Cela fait plusieurs années que nous alertons les pouvoirs publics sur les besoins de notre filière et notamment ceux liés à la conservation dont le coût devient difficile à supporter pour les catalogues. Ce constat s’inscrit dans un contexte où, en tant qu’acteurs clés du secteur, avec des investissements substantiels et un impact économique significatif – estimé à plus de 100M€ par an sur le patrimoine cinématographique –, il est essentiel que notre expertise soit entendue.
 
Nous espérons que la future direction du CNC saura reconnaître cette nécessité, en instaurant un cadre d’échanges plus étroit et en tenant compte des réalités économiques auxquelles nous sommes confrontés. Nous sommes également favorables à des échanges plus transverses avec les autres organisations professionnelles. Les films produits aujourd’hui deviendront les films de patrimoine de demain, et les décisions prises en matière de production influenceront inévitablement la filière du patrimoine.

Les politiques européennes seront une thématique forte du prochain MIFC. Quelles sont vos attentes vis-à-vis des instances européennes ?
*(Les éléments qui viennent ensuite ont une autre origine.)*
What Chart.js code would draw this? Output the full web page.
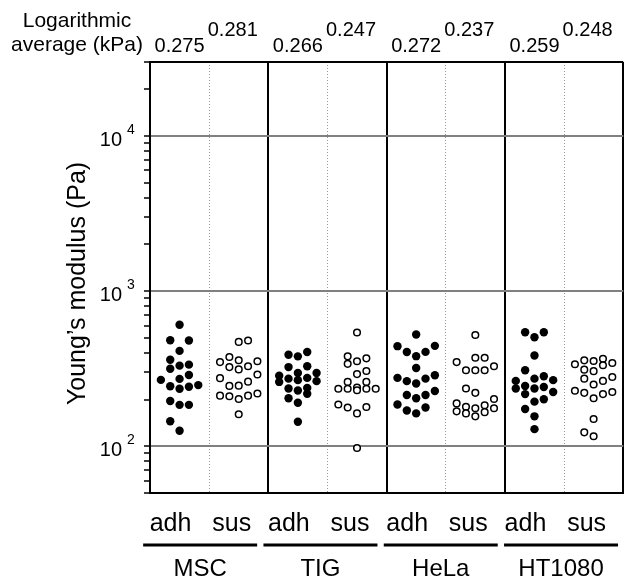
<!DOCTYPE html>
<html><head><meta charset="utf-8">
<script src="https://cdn.jsdelivr.net/npm/chart.js@4/dist/chart.umd.min.js"></script>
<style>html,body{margin:0;padding:0;background:#fff;}canvas{display:block;}</style>
</head><body>
<canvas id="c" width="628" height="587"></canvas>
<script>
// ---- data ----
const cellTypes = ['MSC', 'TIG', 'HeLa', 'HT1080'];
const conditions = ['adh', 'sus'];
const logAvgAdh = ['0.275', '0.266', '0.272', '0.259'];
const logAvgSus = ['0.281', '0.247', '0.237', '0.248'];
const yExponents = [2, 3, 4];
const yMin = 50, yMax = 30000;

// Young's modulus values (Pa) and horizontal swarm slot (-2..2) of each dot
const mscAdh     = [608,483,481,412,361,316,331,336,288,272,268,244,235,242,248,196,185,185,145,126];
const mscAdhSlot = [0,-1,1,0,-1,-1,0,1,1,0,-2,-1,0,1,2,-1,0,1,-1,0];
const mscSus     = [471,481,349,376,359,324,313,328,353,290,275,245,246,261,212,210,202,212,219,161];
const mscSusSlot = [0,1,-2,-1,0,-1,0,1,2,2,-2,-1,0,1,-2,-1,0,1,2,0];
const tigAdh     = [389,380,405,324,328,285,260,273,297,267,276,297,263,236,229,238,218,204,191,144];
const tigAdhSlot = [-1,0,1,-1,1,-2,-2,-1,0,0,1,2,2,-1,0,1,1,-1,0,0];
const tigSus     = [541,380,340,353,369,292,306,260,260,235,235,239,230,235,235,186,178,163,179,97.6];
const tigSusSlot = [0,-1,-1,0,1,0,1,-1,1,-2,-1,0,0,1,2,-2,-1,0,1,0];
const helaAdh     = [525,442,405,381,406,444,320,276,263,254,273,287,214,204,214,227,186,170,163,178];
const helaAdhSlot = [0,-2,-1,0,1,2,0,-2,-1,0,1,2,-1,0,1,2,-2,-1,0,1];
const helaSus     = [522,349,372,372,309,309,309,328,236,221,189,168,180,163,176,156,184,166,202,176];
const helaSusSlot = [0,-2,0,1,-1,0,1,2,-1,0,-2,-2,-1,-1,0,0,1,1,2,2];
const ht1080Adh     = [543,504,543,385,309,264,236,245,217,273,236,194,283,241,201,267,224,174,156,129];
const ht1080AdhSlot = [-1,0,1,0,-1,-2,-2,-1,-1,0,0,0,1,1,1,2,2,-1,0,0];
const ht1080Sus     = [338,358,355,367,333,344,312,305,273,250,264,280,228,221,204,217,224,150,123,116];
const ht1080SusSlot = [-2,-1,0,1,1,2,-1,0,-1,0,1,2,-2,-1,0,1,2,0,-1,0];

const adhGroups = [[mscAdh,mscAdhSlot],[tigAdh,tigAdhSlot],[helaAdh,helaAdhSlot],[ht1080Adh,ht1080AdhSlot]];
const susGroups = [[mscSus,mscSusSlot],[tigSus,tigSusSlot],[helaSus,helaSusSlot],[ht1080Sus,ht1080SusSlot]];

const SLOT = 0.158; // slot width in column units
function toPoints(groups, condIdx) {
  const pts = [];
  groups.forEach(([vals, slots], g) => {
    const center = g * 2 + condIdx + 0.5;
    vals.forEach((v, i) => pts.push({ x: center + slots[i] * SLOT, y: v }));
  });
  return pts;
}

const yTickValues = [];
[10, 100, 1000, 10000].forEach(d => {
  for (let m = 1; m <= 9; m++) {
    const v = m * d;
    if (v >= yMin && v <= yMax) yTickValues.push(v);
  }
});

const FONT = '"Liberation Sans", Arial, Helvetica, sans-serif';

const textPlugin = {
  id: 'texts',
  afterDraw(chart) {
    const { ctx, chartArea: ca } = chart;
    const x = chart.scales.x, y = chart.scales.y;
    ctx.save();
    ctx.fillStyle = '#000';
    ctx.strokeStyle = '#000';
    // y tick labels 10^n
    yExponents.forEach(e => {
      const py = y.getPixelForValue(Math.pow(10, e));
      ctx.font = '20px ' + FONT; ctx.textAlign = 'right'; ctx.textBaseline = 'middle';
      ctx.fillText('10', ca.left - 28, py + 4);
      ctx.font = '14px ' + FONT; ctx.textAlign = 'left';
      ctx.fillText(String(e), ca.left - 23, py - 6);
    });
    // y title
    ctx.save();
    ctx.translate(78, (ca.top + ca.bottom) / 2 + 6);
    ctx.rotate(-Math.PI / 2);
    ctx.font = '25px ' + FONT; ctx.textAlign = 'center'; ctx.textBaseline = 'middle';
    ctx.fillText('Young\u2019s modulus (Pa)', 0, 0);
    ctx.restore();
    // top header
    ctx.font = '21px ' + FONT; ctx.textAlign = 'center'; ctx.textBaseline = 'middle';
    ctx.fillText('Logarithmic', 77, 21);
    ctx.fillText('average (kPa)', 77, 45);
    ctx.font = '20px ' + FONT;
    cellTypes.forEach((c, g) => {
      ctx.fillText(logAvgAdh[g], x.getPixelForValue(g * 2 + 0.5), 46);
      ctx.fillText(logAvgSus[g], x.getPixelForValue(g * 2 + 1.5) - 6, 30);
    });
    // bottom labels
    ctx.font = '25px ' + FONT;
    cellTypes.forEach((c, g) => {
      conditions.forEach((cond, k) => {
        ctx.fillText(cond, x.getPixelForValue(g * 2 + k + 0.5) - (k === 0 ? 9 : 7), 524);
      });
      const l = x.getPixelForValue(g * 2), r = x.getPixelForValue(g * 2 + 2);
      const mid = (l + r) / 2 - 9 + g * 2;
      ctx.lineWidth = 3;
      ctx.beginPath(); ctx.moveTo(mid - 57, 545); ctx.lineTo(mid + 57, 545); ctx.stroke();
      ctx.font = '24px ' + FONT;
      ctx.fillText(c, mid, 569);
      ctx.font = '25px ' + FONT;
    });
    ctx.restore();
  }
};

new Chart(document.getElementById('c'), {
  type: 'scatter',
  data: {
    datasets: [
      { label: 'adh', data: toPoints(adhGroups, 0), pointRadius: 4.2, pointBackgroundColor: '#000', pointBorderColor: '#000', pointBorderWidth: 0, pointHoverRadius: 4.2 },
      { label: 'sus', data: toPoints(susGroups, 1), pointRadius: 3.3, pointBackgroundColor: '#fff', pointBorderColor: '#000', pointBorderWidth: 1.5, pointHoverRadius: 3.3 }
    ]
  },
  options: {
    responsive: false,
    animation: false,
    events: [],
    layout: { padding: { top: 62, bottom: 94, left: 0, right: 1 } },
    plugins: { legend: { display: false }, tooltip: { enabled: false }, title: { display: false } },
    scales: {
      x: {
        type: 'linear', min: 0, max: 8,
        afterBuildTicks: s => { s.ticks = [0,1,2,3,4,5,6,7,8].map(v => ({ value: v })); },
        afterFit: s => { s.height = 0; },
        ticks: { display: false },
        grid: {
          drawTicks: false,
          color: c => (c.tick && c.tick.value % 2 === 1) ? '#9a9a9a' : '#000',
          lineWidth: c => (c.tick && c.tick.value % 2 === 1) ? 1 : 2
        },
        border: { display: true, color: '#000', width: 2,
          dash: c => (c.tick && c.tick.value % 2 === 1) ? [1, 2] : [] }
      },
      y: {
        type: 'logarithmic', min: yMin, max: yMax,
        afterBuildTicks: s => { s.ticks = yTickValues.map(v => ({ value: v })); },
        afterFit: s => { s.width = 150; },
        ticks: { display: false },
        grid: {
          drawTicks: true, tickLength: 6, tickWidth: 1.5, tickColor: '#000',
          color: c => {
            const v = c.tick ? c.tick.value : 0;
            if (v === yMax) return '#000';
            if (yExponents.some(e => Math.abs(v - Math.pow(10, e)) < 1e-6)) return '#808080';
            return 'rgba(0,0,0,0)';
          },
          lineWidth: 2
        },
        border: { display: true, color: '#000', width: 2 }
      }
    }
  },
  plugins: [textPlugin]
});
</script>
</body></html>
Une tendance émergente se dessine : rendre accessibles dans toute l’Union européenne les œuvres bénéficiant d’un soutien financier public des États membres. Nous sommes ouverts au dialogue, à condition qu’il s’accompagne d’un soutien renforcé à la numérisation de nos catalogues, tout en tenant compte des réalités économiques liées à leur commercialisation, qui relèvent de la responsabilité des cataloguistes. Imaginez un soutien à la restauration des œuvres européennes intégré aux subventions pour les médias ! Cela enverrait un message puissant en faveur de la disponibilité des films.
 
De plus, établir des mesures techniques communes pour la préservation des films serait un pas significatif vers une vraie cohésion européenne. Tous les États membres sont concernés par la nécessité de valoriser leur patrimoine cinématographique. Il est urgent d’instaurer une obligation de conservation patrimoniale à l’échelle européenne, en liant l’octroi de subventions publiques à cette exigence et ce, afin d’éviter que certains acteurs non européens s’approprient les éléments techniques des œuvres qu’ils produisent ou coproduisent avec des partenaires français, en les stockant hors d’Europe.
 
Ce mardi 15 octobre, les cataloguistes présenteront conjointement, pour la deuxième année consécutive, leurs line-up à l'occasion d'un rendez-vous dédié. À quoi peut-on s’attendre pour cette 2e édition ?
Les membres du SCFP entretiennent une relation privilégiée avec le MIFC depuis ses débuts en 2012, en tant que partenaires de la première heure. Il y a cinq ans, le SCFP a d’ailleurs choisi le MIFC pour sa toute première prise de parole publique. La présentation de nos line-up y est un moment clé, où nous mettons en lumière la diversité des œuvres patrimoniales. Cette année encore, vous pouvez vous attendre à des sélections inédites, alliant restaurations récentes, grands classiques et pépites méconnues, qui illustrent la richesse de notre patrimoine cinématographique. Le MIFC représente également un temps fort pour nous, grâce à la qualité des tables rondes qu’il propose. Le SCFP participera activement à plusieurs de ces tables rondes. Le MIFC est une tribune essentielle pour le SCFP. Nous sommes déterminés à faire valoir notre expertise et à travailler en synergie pour assurer la valorisation du cinéma de patrimoine.